+++ RECORDS SUPPLIED +++

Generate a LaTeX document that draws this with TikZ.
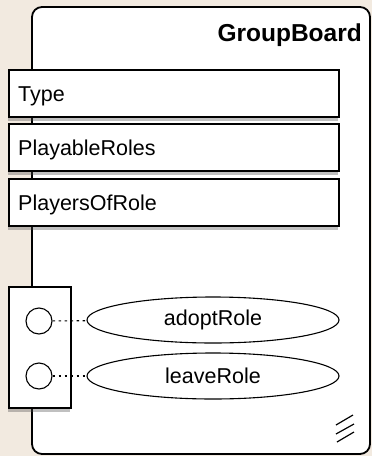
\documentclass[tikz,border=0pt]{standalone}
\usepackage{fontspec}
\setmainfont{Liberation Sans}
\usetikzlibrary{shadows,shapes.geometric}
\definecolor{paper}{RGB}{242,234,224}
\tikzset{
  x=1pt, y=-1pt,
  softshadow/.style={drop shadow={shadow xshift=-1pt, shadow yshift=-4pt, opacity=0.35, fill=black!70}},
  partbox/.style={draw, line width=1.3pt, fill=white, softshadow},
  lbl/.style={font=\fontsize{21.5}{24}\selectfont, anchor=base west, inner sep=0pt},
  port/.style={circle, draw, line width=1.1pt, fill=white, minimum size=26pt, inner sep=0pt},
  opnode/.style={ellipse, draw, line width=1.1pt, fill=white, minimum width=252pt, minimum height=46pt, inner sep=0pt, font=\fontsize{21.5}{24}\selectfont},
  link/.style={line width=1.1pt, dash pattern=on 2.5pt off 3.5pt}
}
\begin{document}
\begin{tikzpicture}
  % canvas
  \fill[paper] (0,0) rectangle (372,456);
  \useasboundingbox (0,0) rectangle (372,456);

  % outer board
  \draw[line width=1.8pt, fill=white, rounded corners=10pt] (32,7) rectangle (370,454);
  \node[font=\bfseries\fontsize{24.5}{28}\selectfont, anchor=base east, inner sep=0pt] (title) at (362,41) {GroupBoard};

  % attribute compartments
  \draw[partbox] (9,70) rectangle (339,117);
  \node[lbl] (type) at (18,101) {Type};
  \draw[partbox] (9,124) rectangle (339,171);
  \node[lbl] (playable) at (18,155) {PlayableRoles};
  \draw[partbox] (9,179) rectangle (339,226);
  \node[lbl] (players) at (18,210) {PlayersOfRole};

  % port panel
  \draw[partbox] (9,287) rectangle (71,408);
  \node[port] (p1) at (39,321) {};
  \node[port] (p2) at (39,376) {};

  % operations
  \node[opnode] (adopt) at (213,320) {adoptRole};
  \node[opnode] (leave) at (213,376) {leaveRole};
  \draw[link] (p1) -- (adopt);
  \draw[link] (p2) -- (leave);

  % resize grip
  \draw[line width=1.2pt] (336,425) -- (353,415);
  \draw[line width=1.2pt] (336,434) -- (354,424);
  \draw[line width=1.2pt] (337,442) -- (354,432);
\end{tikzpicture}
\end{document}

+++
+++ RECORDS SUPPLIED +++

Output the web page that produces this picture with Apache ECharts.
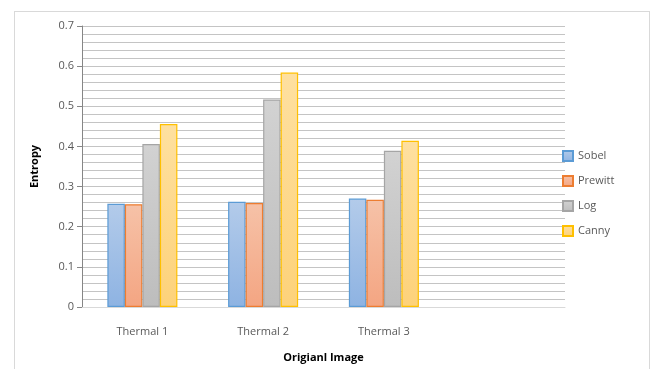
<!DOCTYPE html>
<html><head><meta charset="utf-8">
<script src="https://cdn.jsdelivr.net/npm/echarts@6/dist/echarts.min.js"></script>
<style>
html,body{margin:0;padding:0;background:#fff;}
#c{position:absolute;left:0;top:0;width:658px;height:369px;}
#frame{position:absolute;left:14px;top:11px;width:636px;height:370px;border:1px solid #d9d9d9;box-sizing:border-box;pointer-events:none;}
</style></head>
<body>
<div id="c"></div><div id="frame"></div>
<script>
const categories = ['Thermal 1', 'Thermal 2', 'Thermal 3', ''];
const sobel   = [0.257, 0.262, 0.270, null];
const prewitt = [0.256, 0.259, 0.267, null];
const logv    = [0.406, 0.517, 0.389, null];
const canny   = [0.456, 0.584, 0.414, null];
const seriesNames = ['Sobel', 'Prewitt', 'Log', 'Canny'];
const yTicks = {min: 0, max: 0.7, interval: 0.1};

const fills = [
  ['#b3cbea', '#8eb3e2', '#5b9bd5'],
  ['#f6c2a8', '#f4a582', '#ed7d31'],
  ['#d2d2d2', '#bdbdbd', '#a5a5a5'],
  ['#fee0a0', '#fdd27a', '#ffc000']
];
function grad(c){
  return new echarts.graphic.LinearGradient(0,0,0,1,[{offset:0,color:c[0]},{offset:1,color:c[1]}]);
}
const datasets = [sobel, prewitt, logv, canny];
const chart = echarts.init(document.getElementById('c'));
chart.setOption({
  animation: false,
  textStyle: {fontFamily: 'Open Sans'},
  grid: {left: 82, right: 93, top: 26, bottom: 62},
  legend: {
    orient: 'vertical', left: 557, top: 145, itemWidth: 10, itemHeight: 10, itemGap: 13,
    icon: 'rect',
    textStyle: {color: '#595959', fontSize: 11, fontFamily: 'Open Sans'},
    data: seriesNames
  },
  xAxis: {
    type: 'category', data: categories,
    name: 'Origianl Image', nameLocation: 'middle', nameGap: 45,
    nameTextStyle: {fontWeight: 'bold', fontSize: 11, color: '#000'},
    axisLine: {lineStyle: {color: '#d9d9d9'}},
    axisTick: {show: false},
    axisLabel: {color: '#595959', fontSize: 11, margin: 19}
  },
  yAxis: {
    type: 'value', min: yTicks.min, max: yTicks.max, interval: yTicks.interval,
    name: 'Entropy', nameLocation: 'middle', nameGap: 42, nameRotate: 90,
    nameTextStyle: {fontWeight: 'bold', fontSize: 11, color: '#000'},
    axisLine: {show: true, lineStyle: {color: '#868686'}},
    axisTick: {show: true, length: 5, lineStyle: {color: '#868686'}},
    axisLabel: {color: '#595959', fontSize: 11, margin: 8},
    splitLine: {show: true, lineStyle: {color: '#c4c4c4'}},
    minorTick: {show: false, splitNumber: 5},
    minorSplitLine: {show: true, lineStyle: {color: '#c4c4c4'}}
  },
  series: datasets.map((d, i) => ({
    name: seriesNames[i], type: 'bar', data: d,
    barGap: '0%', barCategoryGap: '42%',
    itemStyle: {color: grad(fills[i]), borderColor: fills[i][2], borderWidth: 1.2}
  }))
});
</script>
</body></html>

+++

STATED TASK
The lines to print start at the line containing "Generate a LaTeX" and end at the line containing "anchor=base east, inner"; print them exactly, both ends included, and leave out every picture.

EXPECTED ANSWER
Generate a LaTeX document that draws this with TikZ.
\documentclass[tikz,border=0pt]{standalone}
\usepackage{fontspec}
\setmainfont{Liberation Sans}
\usetikzlibrary{shadows,shapes.geometric}
\definecolor{paper}{RGB}{242,234,224}
\tikzset{
  x=1pt, y=-1pt,
  softshadow/.style={drop shadow={shadow xshift=-1pt, shadow yshift=-4pt, opacity=0.35, fill=black!70}},
  partbox/.style={draw, line width=1.3pt, fill=white, softshadow},
  lbl/.style={font=\fontsize{21.5}{24}\selectfont, anchor=base west, inner sep=0pt},
  port/.style={circle, draw, line width=1.1pt, fill=white, minimum size=26pt, inner sep=0pt},
  opnode/.style={ellipse, draw, line width=1.1pt, fill=white, minimum width=252pt, minimum height=46pt, inner sep=0pt, font=\fontsize{21.5}{24}\selectfont},
  link/.style={line width=1.1pt, dash pattern=on 2.5pt off 3.5pt}
}
\begin{document}
\begin{tikzpicture}
  % canvas
  \fill[paper] (0,0) rectangle (372,456);
  \useasboundingbox (0,0) rectangle (372,456);

  % outer board
  \draw[line width=1.8pt, fill=white, rounded corners=10pt] (32,7) rectangle (370,454);
  \node[font=\bfseries\fontsize{24.5}{28}\selectfont, anchor=base east, inner sep=0pt] (title) at (362,41) {GroupBoard};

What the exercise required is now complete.